郵便が創業して間もない頃は、郵便物の輸送には専ら「人車」(じんしゃ)が用いられていました。人車は人力で荷物を運ぶ車で、郵便物運搬用の人車には枠車と函車の2種があり、赤い躯体と大きな車輪が特徴的でした。現在の郵便局のバイクや郵便自動車は赤い色ですが、郵便物運搬用の人車にはすでに赤い色が使われていたことが分かります。当時、赤い人車は大変珍しく、町なかでは非常に目立っていたため、「東京中の多くの人々に郵便のことを知らせる広告となった。」と、後に前島密が『郵便創業談』の中で語っています。1892年に小包郵便の取扱いが開始されてからは、人車は小包の輸送のみならず、配達にも利用されました。


竜文(りゅうもん)切手

日本で最初に発行された郵便切手は、郵便創業の明治4年3月1日(新暦では1871年4月20日)に発行された4種類(四十八文・百文・二百文・五百文)です。この切手の意匠には、当時の政府発行の紙幣(太政官札)に使用されているのと同じ「竜(りゅう)」が描かれ、料額の単位が「文(もん)」であることから「竜文(りゅうもん)切手」(竜文切手4種)と呼ばれています。


八角時計

郵便物を時間どおりに取りあつめたり運送したりするため、1874年から全国の郵便役所や取扱所に配備されました。当時は時計がめずらしかったので、郵便局に置かれた時計を見るために局を訪れる人もいたといいます。


報時器

からくり儀右衛門こと、田中久重が開発した日本最古の報時器です。

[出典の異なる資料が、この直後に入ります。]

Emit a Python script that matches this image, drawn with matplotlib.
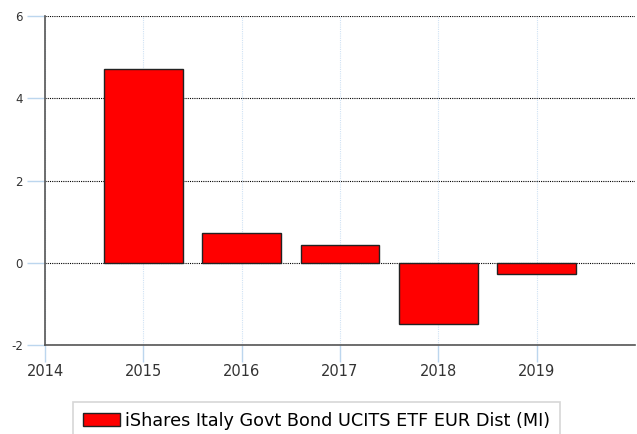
import numpy as np
import matplotlib.pyplot as plt
from matplotlib.ticker import MultipleLocator

years = [2015, 2016, 2017, 2018, 2019]
returns = [4.72, 0.73, 0.44, -1.48, -0.27]
x_ticks = [2014, 2015, 2016, 2017, 2018, 2019]
series_name = 'iShares Italy Govt Bond UCITS ETF EUR Dist (MI)'

plt.rcParams['font.family'] = ['DejaVu Sans']
plt.rcParams['axes.unicode_minus'] = False

fig = plt.figure(figsize=(6.37, 4.34), dpi=100)
ax = fig.add_axes([45 / 637, 89 / 434, 590 / 637, 329 / 434])

ax.bar(years, returns, width=0.8, color='#ff0000', edgecolor='#222222',
       linewidth=1.0, label=series_name, zorder=3)

ax.set_xlim(2014, 2020)
ax.set_ylim(-2, 6)
ax.set_xticks(x_ticks)
ax.yaxis.set_major_locator(MultipleLocator(2))

# horizontal dotted black grid, vertical light blue grid
ax.grid(axis='y', color='black', linestyle=(0, (1, 1)), linewidth=0.8, zorder=1)
ax.grid(axis='x', color='#d0e2f4', linestyle=(0, (1, 1)), linewidth=0.8, zorder=1)

for s in ['top', 'right']:
    ax.spines[s].set_visible(False)
for s in ['left', 'bottom']:
    ax.spines[s].set_color('#555555')
    ax.spines[s].set_linewidth(1.2)

ax.tick_params(axis='both', colors='#bcd6ee', width=1, labelcolor='#333333')
ax.tick_params(axis='y', labelsize=8.5, pad=3, length=13)
ax.tick_params(axis='x', labelsize=10.5, pad=2, length=12)

leg = fig.legend(loc='upper left', bbox_to_anchor=(73 / 637, 1 - 402 / 434),
                 fontsize=12.7, frameon=True, fancybox=False, handlelength=2.1,
                 handleheight=0.7, borderpad=0.55, handletextpad=0.3,
                 borderaxespad=0)
leg.get_frame().set_edgecolor('#cccccc')
leg.get_frame().set_linewidth(1.2)

fig.savefig('out.png', dpi=100)
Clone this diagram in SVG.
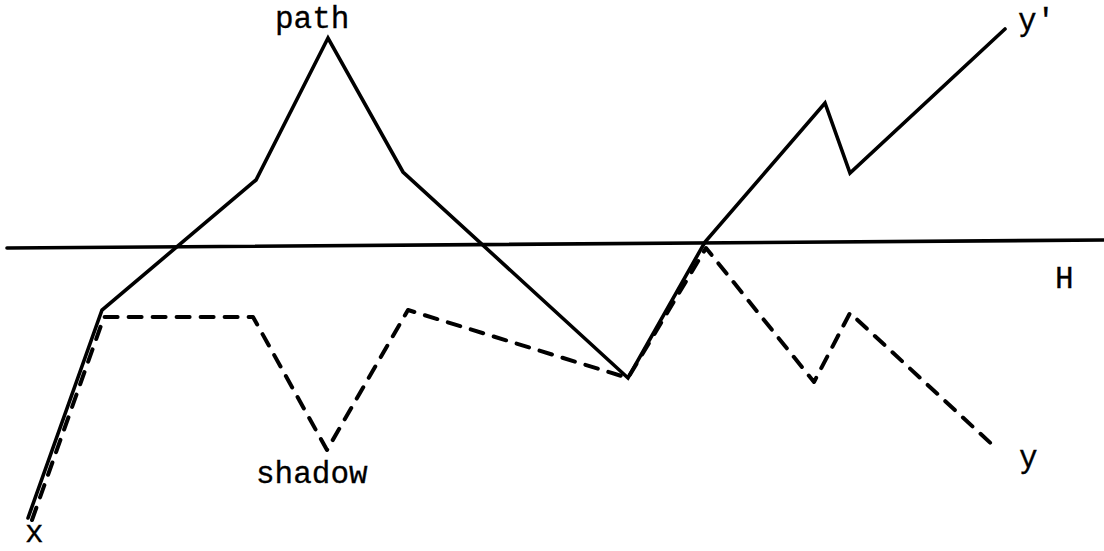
<svg xmlns="http://www.w3.org/2000/svg" width="1104" height="551" viewBox="0 0 1104 551">
<style>
.solid{fill:none;stroke:#000;stroke-width:3.6;stroke-linejoin:miter;stroke-linecap:round}
.dash{fill:none;stroke:#000;stroke-width:4;stroke-dasharray:13 11;stroke-linecap:round;stroke-linejoin:round}
.lbl{font-family:"Liberation Mono","Courier New",monospace;font-size:31px;fill:#000;stroke:#000;stroke-width:0.3}
</style>
<rect width="1104" height="551" fill="#fff"/>
<g id="connectors">
<line id="H-line" class="solid" x1="7" y1="248" x2="1104" y2="240"/>
<polyline id="path-line" class="solid" points="28,518 102,310 256,180 328,38 403,172 628,378 705,242 825,103 850,173 1005,29"/>
<polyline id="shadow-line" class="dash" points="32,520 104,317 253,317 327,450 408,310 628,378 706,248 814,382 850,313 998,450"/>
</g>
<g id="label-path"><text class="lbl" x="275" y="28">path</text></g>
<g id="label-yprime"><text class="lbl" x="1018" y="30">y'</text></g>
<g id="label-H"><text class="lbl" x="1055" y="288">H</text></g>
<g id="label-shadow"><text class="lbl" x="256" y="483">shadow</text></g>
<g id="label-y"><text class="lbl" x="1019" y="467">y</text></g>
<g id="label-x"><text class="lbl" x="25" y="542">x</text></g>
</svg>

この報時器による正午の正午報(時報)は、1878年から開始されました。


ガワーベル電話機

前島密が日本に電話事業を導入した創業当時の電話機で、これは日本初の実用機でした。1879年、イギリス人のガワーが発明した送話器とアメリカ人のベルが発明したベル電話機を組み合わせて作られたもので、「ガワーベル電話機」と呼ばれています。


郵便行李

郵便創業時の郵便行李。この中に郵便物をあて先別に小袋に入れ格納し、郵便逓送人が肩に担いで、宿駅間をリレー式に継ぎ送りました。郵便を格納するものの名称は、郵便行李から郵便行嚢となり、その後は郵袋となりました。現在はプラスティックケースとなり、パレットに積まれて搬送されています。